В погребальных памятниках «племенных» славянских культур — длинных курганах, приписываемых кривичам, и сопках словен новгородских интерпретаторы обряда видят обычно «семейно-родовые» усыпальницы: в одной насыпи хоронили членов одного рода. Как бы то ни было, «племенной» погребальный обряд культуры сопок и длинных курганов разительно отличается от того обряда, который формируется в X в. на погостах типа Гнездова в Верхнем Поднепровье, Тимерева в Верхнем Поволжье и в Русской земле в Среднем Поднепровье, в округе Киева и Чернигова. Здесь очевидны уже и социальные, и имущественные различия в ранге погребенных, и различия в типах обрядов. При том, что господствующей формой погребального памятника становится обычный полусферический курган, а формой обряда — трупосожжение, высота насыпи, размеры и устройство погребального костра сильно варьируют. В последние годы на этих памятниках обнаруживают все больше погребений, совершенных по обряду ингумации: кроме богатых языческих ингумаций в просторных камерах, где (в соответствиями с описаниями восточных авторов) русский дружинник погребен с конем, а иногда — и с женщиной, отрыты также камеры и простые могильные ямы, где умерший погребен головой на запад, а среди прочих украшений X в. встречается нательный крест. При всем кажущемся разнообразии обрядов и даже конфессиональных различиях, отмечающих появление первых христианских погребений, совершенно очевидно, что материалы этих некрополей отражают единые тенденции развития древнерусской культуры от Поднепровья до Верхнего Поволжья и Ладоги, тенденции, связанные с деятельностью дружины и ее «служебной организации» — населения, обслуживающего потребности дружины в городах и на погостах (Петрухин 1995. С. 154 и сл.). Эти тенденции пронизывали не только «дружинную» культуру Руси — те же типы ритуала синхронно развиваются и в начальном пункте великого пути из варяг в греки, в Бирке, шведском городе IX-X вв. «Ансамбль» этих некрополей (термин Г. С. Лебедева) венчали т. н. большие курганы — насыпи, выделяющиеся своими размерами и пышностью обряда.

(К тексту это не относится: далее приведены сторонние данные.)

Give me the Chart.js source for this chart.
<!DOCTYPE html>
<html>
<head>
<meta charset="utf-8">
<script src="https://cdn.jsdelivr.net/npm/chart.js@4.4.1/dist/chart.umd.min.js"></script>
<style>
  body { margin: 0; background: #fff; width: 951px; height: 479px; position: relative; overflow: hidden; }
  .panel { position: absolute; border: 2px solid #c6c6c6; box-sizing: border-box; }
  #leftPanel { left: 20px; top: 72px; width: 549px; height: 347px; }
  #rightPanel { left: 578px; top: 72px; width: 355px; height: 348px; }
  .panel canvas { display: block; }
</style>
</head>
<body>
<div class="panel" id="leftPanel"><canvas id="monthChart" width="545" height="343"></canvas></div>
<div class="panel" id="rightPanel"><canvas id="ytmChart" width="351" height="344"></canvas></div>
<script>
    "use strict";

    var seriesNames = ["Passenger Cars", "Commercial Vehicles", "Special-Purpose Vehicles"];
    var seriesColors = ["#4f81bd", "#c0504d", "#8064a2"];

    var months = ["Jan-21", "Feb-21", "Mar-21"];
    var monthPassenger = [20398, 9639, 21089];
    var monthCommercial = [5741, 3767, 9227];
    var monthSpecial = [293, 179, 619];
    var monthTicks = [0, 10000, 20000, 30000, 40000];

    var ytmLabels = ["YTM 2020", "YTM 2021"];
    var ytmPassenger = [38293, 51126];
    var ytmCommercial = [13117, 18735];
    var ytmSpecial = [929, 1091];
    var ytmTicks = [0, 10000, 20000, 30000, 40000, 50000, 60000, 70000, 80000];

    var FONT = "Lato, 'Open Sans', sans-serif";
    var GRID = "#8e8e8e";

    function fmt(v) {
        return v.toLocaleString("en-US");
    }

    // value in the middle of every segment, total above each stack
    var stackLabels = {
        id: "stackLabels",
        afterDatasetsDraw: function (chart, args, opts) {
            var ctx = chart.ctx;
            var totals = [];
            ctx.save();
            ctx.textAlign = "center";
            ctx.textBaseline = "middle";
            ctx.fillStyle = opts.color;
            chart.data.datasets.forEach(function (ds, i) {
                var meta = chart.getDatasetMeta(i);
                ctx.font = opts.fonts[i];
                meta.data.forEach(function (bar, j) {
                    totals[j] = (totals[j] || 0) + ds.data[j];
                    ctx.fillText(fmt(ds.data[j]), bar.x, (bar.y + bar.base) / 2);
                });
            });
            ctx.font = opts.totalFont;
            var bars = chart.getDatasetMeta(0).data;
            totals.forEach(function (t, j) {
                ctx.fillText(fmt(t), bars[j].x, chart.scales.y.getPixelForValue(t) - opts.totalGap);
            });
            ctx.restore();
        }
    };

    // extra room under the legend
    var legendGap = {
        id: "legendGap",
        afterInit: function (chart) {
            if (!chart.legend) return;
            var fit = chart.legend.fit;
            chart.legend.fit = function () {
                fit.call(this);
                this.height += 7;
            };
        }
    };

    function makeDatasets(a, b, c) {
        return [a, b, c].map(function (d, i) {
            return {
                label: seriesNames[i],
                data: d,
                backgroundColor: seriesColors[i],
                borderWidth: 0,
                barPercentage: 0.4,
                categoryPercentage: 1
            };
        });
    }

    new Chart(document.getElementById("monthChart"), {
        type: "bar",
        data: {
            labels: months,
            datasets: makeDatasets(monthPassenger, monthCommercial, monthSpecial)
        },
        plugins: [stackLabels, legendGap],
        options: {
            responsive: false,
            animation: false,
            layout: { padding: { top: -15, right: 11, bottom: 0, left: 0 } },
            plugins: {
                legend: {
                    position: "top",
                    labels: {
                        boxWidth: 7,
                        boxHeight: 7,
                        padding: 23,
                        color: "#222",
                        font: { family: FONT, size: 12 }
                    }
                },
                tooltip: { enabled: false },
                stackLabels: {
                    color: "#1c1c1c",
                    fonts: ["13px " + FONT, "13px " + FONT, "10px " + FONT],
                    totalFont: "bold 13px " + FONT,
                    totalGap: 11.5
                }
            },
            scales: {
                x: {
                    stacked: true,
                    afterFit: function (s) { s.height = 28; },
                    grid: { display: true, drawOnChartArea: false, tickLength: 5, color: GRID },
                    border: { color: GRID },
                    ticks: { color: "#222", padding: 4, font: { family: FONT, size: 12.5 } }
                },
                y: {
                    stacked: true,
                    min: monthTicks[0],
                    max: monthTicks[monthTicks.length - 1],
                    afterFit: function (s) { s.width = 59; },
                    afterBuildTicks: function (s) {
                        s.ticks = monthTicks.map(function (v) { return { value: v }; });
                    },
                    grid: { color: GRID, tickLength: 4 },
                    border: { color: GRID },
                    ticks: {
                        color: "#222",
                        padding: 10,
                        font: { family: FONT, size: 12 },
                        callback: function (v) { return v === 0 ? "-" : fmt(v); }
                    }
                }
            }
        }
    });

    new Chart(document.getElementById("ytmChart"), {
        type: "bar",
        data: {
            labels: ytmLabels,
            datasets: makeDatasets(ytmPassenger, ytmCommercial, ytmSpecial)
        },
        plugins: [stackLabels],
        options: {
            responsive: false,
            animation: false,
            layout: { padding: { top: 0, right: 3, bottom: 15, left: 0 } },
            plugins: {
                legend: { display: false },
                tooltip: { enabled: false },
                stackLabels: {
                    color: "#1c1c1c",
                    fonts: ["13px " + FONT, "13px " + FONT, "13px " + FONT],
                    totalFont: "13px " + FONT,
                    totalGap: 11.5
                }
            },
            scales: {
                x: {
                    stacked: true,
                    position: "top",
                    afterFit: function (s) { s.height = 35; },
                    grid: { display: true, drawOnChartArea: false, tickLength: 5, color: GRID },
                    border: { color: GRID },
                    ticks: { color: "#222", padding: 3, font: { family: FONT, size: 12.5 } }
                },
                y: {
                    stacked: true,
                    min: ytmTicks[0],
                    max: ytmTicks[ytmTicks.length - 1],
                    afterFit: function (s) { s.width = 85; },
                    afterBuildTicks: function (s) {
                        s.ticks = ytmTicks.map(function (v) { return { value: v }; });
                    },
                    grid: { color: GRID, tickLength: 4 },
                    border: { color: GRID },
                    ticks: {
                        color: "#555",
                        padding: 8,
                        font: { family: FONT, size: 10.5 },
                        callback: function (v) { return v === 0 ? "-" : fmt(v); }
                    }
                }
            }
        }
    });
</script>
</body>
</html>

Древнерусские монументальные погребальные памятники (высотой от 2 до 10 м) по обряду близки «большим курганам» Скандинавии, но не сопкам (там нет «ярусных» погребений). Собственно в Киеве — столице Древнерусского государства — большие курганы были, очевидно, снивелированы в христианскую эпоху как памятники языческого культа: в летописи под 1044 г. сохранилось известие о перезахоронении князей Ярополка и Олега Святославичей по христианскому обряду. Но большие курганы были исследованы в Гнёздове — центральном пункте на пути из варяг в греки, связующем Волховский и Днепровский бассейны, Чернигове — втором по значению (после Киева) городе южной Руси и в Черниговской земле северян, известны и в древлянской земле, подчиненной киевскими князьями в том же X в.: один из курганов под Искоростенем назывался «могилой Игоря» — под этим городом, согласно летописи, действительно погиб и был похоронен этот русский князь.

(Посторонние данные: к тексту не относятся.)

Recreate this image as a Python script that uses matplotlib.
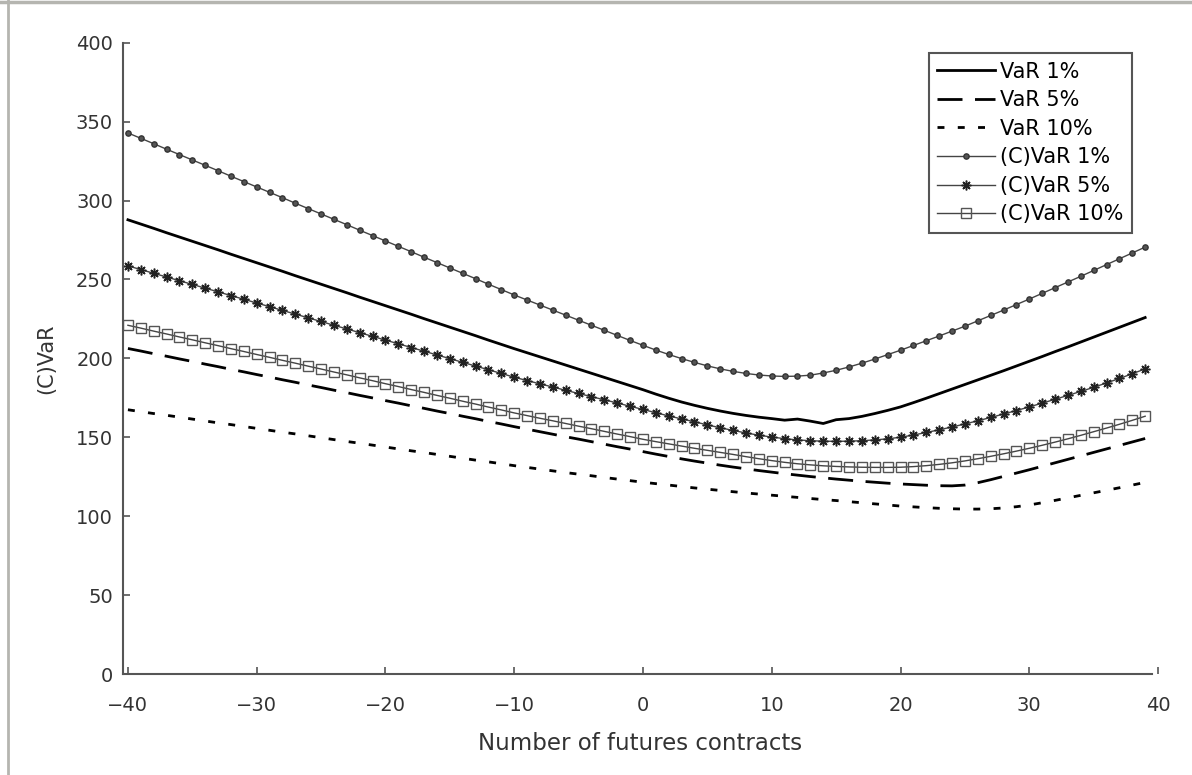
import matplotlib.pyplot as plt
from matplotlib.lines import Line2D
import numpy as np

# numero di contratti futures (asse x)
contracts = np.arange(-40, 40)

var1 = [287.8, 285.1, 282.4, 279.6, 276.9, 274.2, 271.5, 268.8, 266.0, 263.3,
        260.6, 257.9, 255.2, 252.4, 249.7, 247.0, 244.3, 241.6, 238.8, 236.1,
        233.4, 230.7, 228.0, 225.2, 222.5, 219.8, 217.1, 214.4, 211.6, 208.9,
        206.2, 203.6, 201.0, 198.4, 195.8, 193.2, 190.6, 188.0, 185.4, 182.8,
        180.2, 177.4, 174.8, 172.4, 170.3, 168.4, 166.7, 165.2, 163.9, 162.8,
        161.9, 160.9, 161.6, 160.3, 158.8, 161.2, 161.9, 163.3, 165.1, 167.1,
        169.3, 172.0, 174.8, 177.7, 180.6, 183.5, 186.4, 189.3, 192.2, 195.2,
        198.2, 201.2, 204.3, 207.3, 210.4, 213.5, 216.6, 219.7, 222.8, 225.9]

var5 = [206.3, 204.7, 203.0, 201.4, 199.7, 198.1, 196.4, 194.8, 193.1, 191.5,
        189.8, 188.2, 186.5, 184.9, 183.2, 181.6, 179.9, 178.3, 176.6, 175.0,
        173.3, 171.7, 170.0, 168.4, 166.7, 165.1, 163.4, 161.8, 160.1, 158.5,
        156.8, 155.2, 153.6, 152.0, 150.4, 148.9, 147.3, 145.7, 144.1, 142.6,
        141.0, 139.4, 137.9, 136.4, 135.0, 133.7, 132.4, 131.2, 130.1, 129.0,
        128.0, 127.0, 126.1, 125.2, 124.4, 123.6, 122.9, 122.2, 121.6, 121.0,
        120.5, 120.1, 119.7, 119.4, 119.3, 119.8, 121.3, 123.2, 125.3, 127.4,
        129.5, 131.7, 133.9, 136.1, 138.3, 140.5, 142.7, 144.9, 147.1, 149.3]

var10 = [167.5, 166.3, 165.1, 164.0, 162.8, 161.6, 160.4, 159.2, 158.1, 156.9,
         155.7, 154.5, 153.3, 152.2, 151.0, 149.8, 148.6, 147.4, 146.3, 145.1,
         143.9, 142.7, 141.5, 140.4, 139.2, 138.0, 136.8, 135.6, 134.5, 133.3,
         132.1, 131.0, 129.9, 128.8, 127.7, 126.7, 125.7, 124.6, 123.6, 122.6,
         121.6, 120.7, 119.8, 118.9, 118.0, 117.2, 116.4, 115.6, 114.8, 114.1,
         113.4, 112.7, 112.0, 111.3, 110.6, 110.0, 109.3, 108.6, 107.9, 107.2,
         106.5, 106.0, 105.5, 105.1, 104.8, 104.6, 104.6, 104.8, 105.3, 106.1,
         107.2, 108.6, 110.1, 111.7, 113.3, 114.9, 116.5, 118.1, 119.8, 121.5]

cvar1 = [342.8, 339.4, 336.0, 332.5, 329.1, 325.7, 322.3, 318.9, 315.4, 312.0,
         308.6, 305.2, 301.8, 298.3, 294.9, 291.5, 288.1, 284.7, 281.2, 277.8,
         274.4, 271.0, 267.6, 264.1, 260.7, 257.3, 253.9, 250.5, 247.0, 243.6,
         240.2, 237.0, 233.8, 230.6, 227.4, 224.2, 221.0, 217.8, 214.6, 211.4,
         208.3, 205.3, 202.5, 199.9, 197.5, 195.3, 193.4, 191.8, 190.5, 189.5,
         188.9, 188.6, 188.8, 189.4, 190.8, 192.5, 194.6, 197.0, 199.6, 202.4,
         205.2, 208.2, 211.2, 214.2, 217.3, 220.4, 223.8, 227.2, 230.6, 234.1,
         237.6, 241.2, 244.8, 248.4, 252.0, 255.7, 259.4, 263.1, 266.8, 270.5]

cvar5 = [258.6, 256.3, 253.9, 251.6, 249.2, 246.9, 244.5, 242.2, 239.8, 237.5,
         235.1, 232.8, 230.4, 228.1, 225.7, 223.4, 221.0, 218.7, 216.3, 214.0,
         211.6, 209.3, 206.9, 204.6, 202.2, 199.9, 197.5, 195.2, 192.8, 190.5,
         188.1, 186.0, 183.9, 181.9, 179.8, 177.8, 175.8, 173.8, 171.8, 169.7,
         167.7, 165.6, 163.6, 161.7, 159.9, 157.9, 156.1, 154.4, 152.8, 151.4,
         150.2, 149.2, 148.4, 147.9, 147.6, 147.5, 147.6, 147.9, 148.4, 149.1,
         150.1, 151.5, 153.1, 154.8, 156.6, 158.5, 160.5, 162.6, 164.8, 167.0,
         169.3, 171.7, 174.1, 176.6, 179.1, 181.7, 184.5, 187.3, 190.3, 193.4]

cvar10 = [221.0, 219.2, 217.3, 215.5, 213.6, 211.8, 209.9, 208.1, 206.2, 204.4,
          202.5, 200.7, 198.8, 197.0, 195.1, 193.3, 191.4, 189.6, 187.7, 185.9,
          184.0, 182.2, 180.3, 178.5, 176.6, 174.8, 172.9, 171.1, 169.2, 167.4,
          165.5, 163.8, 162.1, 160.5, 158.8, 157.1, 155.5, 153.8, 152.1, 150.5,
          148.8, 147.3, 145.9, 144.5, 143.1, 141.8, 140.5, 139.2, 137.8, 136.5,
          135.3, 134.2, 133.3, 132.6, 132.0, 131.6, 131.3, 131.1, 131.0, 131.0,
          131.1, 131.5, 132.1, 132.9, 133.9, 135.1, 136.5, 138.0, 139.6, 141.3,
          143.1, 145.0, 147.0, 149.1, 151.3, 153.6, 155.9, 158.3, 160.8, 163.4]

xticks = np.arange(-40, 41, 10)
yticks = np.arange(0, 401, 50)

fig = plt.figure(figsize=(11.92, 7.75), dpi=100)
ax = fig.add_axes([0.103, 0.130, 0.8685, 0.815])

# linee VaR (senza marker)
ax.plot(contracts, var1, color='black', lw=2.0, label='VaR 1%')
ax.plot(contracts, var5, color='black', lw=2.0, ls=(0, (9, 4.5)), label='VaR 5%')
ax.plot(contracts, var10, color='black', lw=2.0, ls=(0, (2.5, 4.8)), label='VaR 10%')

# linee (C)VaR con marker
ax.plot(contracts, cvar1, color='#444444', lw=1.0, marker='o', ms=3.8,
        mfc='#555555', mec='#333333', label='(C)VaR 1%')
ax.plot(contracts, cvar5, color='#444444', lw=1.0, marker=(8, 2, 0), ms=7,
        mec='#222222', mew=1.1, label='(C)VaR 5%')
ax.plot(contracts, cvar10, color='#444444', lw=1.0, marker='s', ms=6.5,
        mfc='none', mec='#555555', mew=1.0, label='(C)VaR 10%')

ax.set_xlim(-40.4, 40)
ax.set_ylim(0, 400)
ax.set_xticks(xticks)
ax.set_yticks(yticks)
ax.tick_params(direction='in', length=5, width=1.2, colors='#555555',
               labelcolor='#333333', labelsize=14)
ax.tick_params(axis='x', pad=16)
ax.tick_params(axis='y', pad=7)
ax.spines['top'].set_visible(False)
ax.spines['right'].set_visible(False)
for s in ['left', 'bottom']:
    ax.spines[s].set_color('#555555')
    ax.spines[s].set_linewidth(1.5)
ax.spines['bottom'].set_bounds(-40.4, 39.5)

ax.set_xlabel('Number of futures contracts', fontsize=16.5, color='#333333', labelpad=12)
ax.set_ylabel('(C)VaR', fontsize=15, color='#333333', labelpad=14)

leg = ax.legend(loc='upper right', bbox_to_anchor=(0.975, 0.983), borderaxespad=0,
                fontsize=15, handlelength=2.8, handletextpad=0.25,
                labelspacing=0.41, fancybox=False, framealpha=1,
                edgecolor='#555555', borderpad=0.4)
leg.get_frame().set_linewidth(1.5)

# cornice grigia (solo sopra e a sinistra, come nell'originale)
fig.add_artist(Line2D([0, 1], [0.998, 0.998], transform=fig.transFigure,
                      color='#b5b5b0', lw=2.5))
fig.add_artist(Line2D([0.0065, 0.0065], [0, 1], transform=fig.transFigure,
                      color='#b5b5b0', lw=2.0))

fig.savefig('out.png', dpi=100)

И скандинавская, и древнерусская раннеисторическая традиция (и Снорри Стурлусон, и Нестор-летописец), описывая деяния первых правителей, особое внимание уделяют мотивам их смерти и месту погребения; Ибн Фадлан, видевший сожжение в ладье знатного русского дружинника в Болгаре, рассказывает, что по завершении обряда на свеженасыпанном кургане водружается столб, на котором пишут имя погребенного мужа и «царя русов» (Ковалевский 1956. С. 146). Погребальный памятник — это не просто могильная насыпь, конструкция, закрывающая погребение, это памятник становления государственной традиции, «памятник истории», воплощение исторической памяти народа, необходимое и особенно актуальное в дописьменный период государственного развития (как и всякий могильный памятник, воплощающий генеалогическую память племени, рода, наконец, семьи). Характерные для больших курганов Руси и Скандинавии черты погребального обряда — «языческое» трупоположение или трупосожжение (на Руси), часто в ладье, использование оружия и пиршественной посуды, иногда размещенных на кострище особым образом (оружие — в виде «трофея»), жертвоприношения (в том числе человеческие). Жертвенный котел со шкурой и костями съеденного во время погребального пира козла (или барана) располагался в центре кострища курганов Гнёздова и Чернигова; в кургане на королевской усадьбе Хофгарден возле Бирки котел содержал человеческие волосы (видимо, принадлежавшие жертве, подобной той «девушке» на «похоронах руса», которую описывал Ибн Фадлан), как и в самом большом кургане могильника Кварнбакен на Аландских островах — оттуда группа скандинавов переселилась в Верхнее Поволжье в середине IX-X вв. Вся обстановка погребального обряда свидетельствует о том, что совершавшие ритуал следовали представлениям о Вальхалле, загробном чертоге Одина, где бог принимал избранных героев — ярлов и конунгов, павших в битве, зале, украшенном доспехами, с пиршественным котлом, где варится мясо «воскресающего зверя» и т. д. (ср. Петрухин 1999).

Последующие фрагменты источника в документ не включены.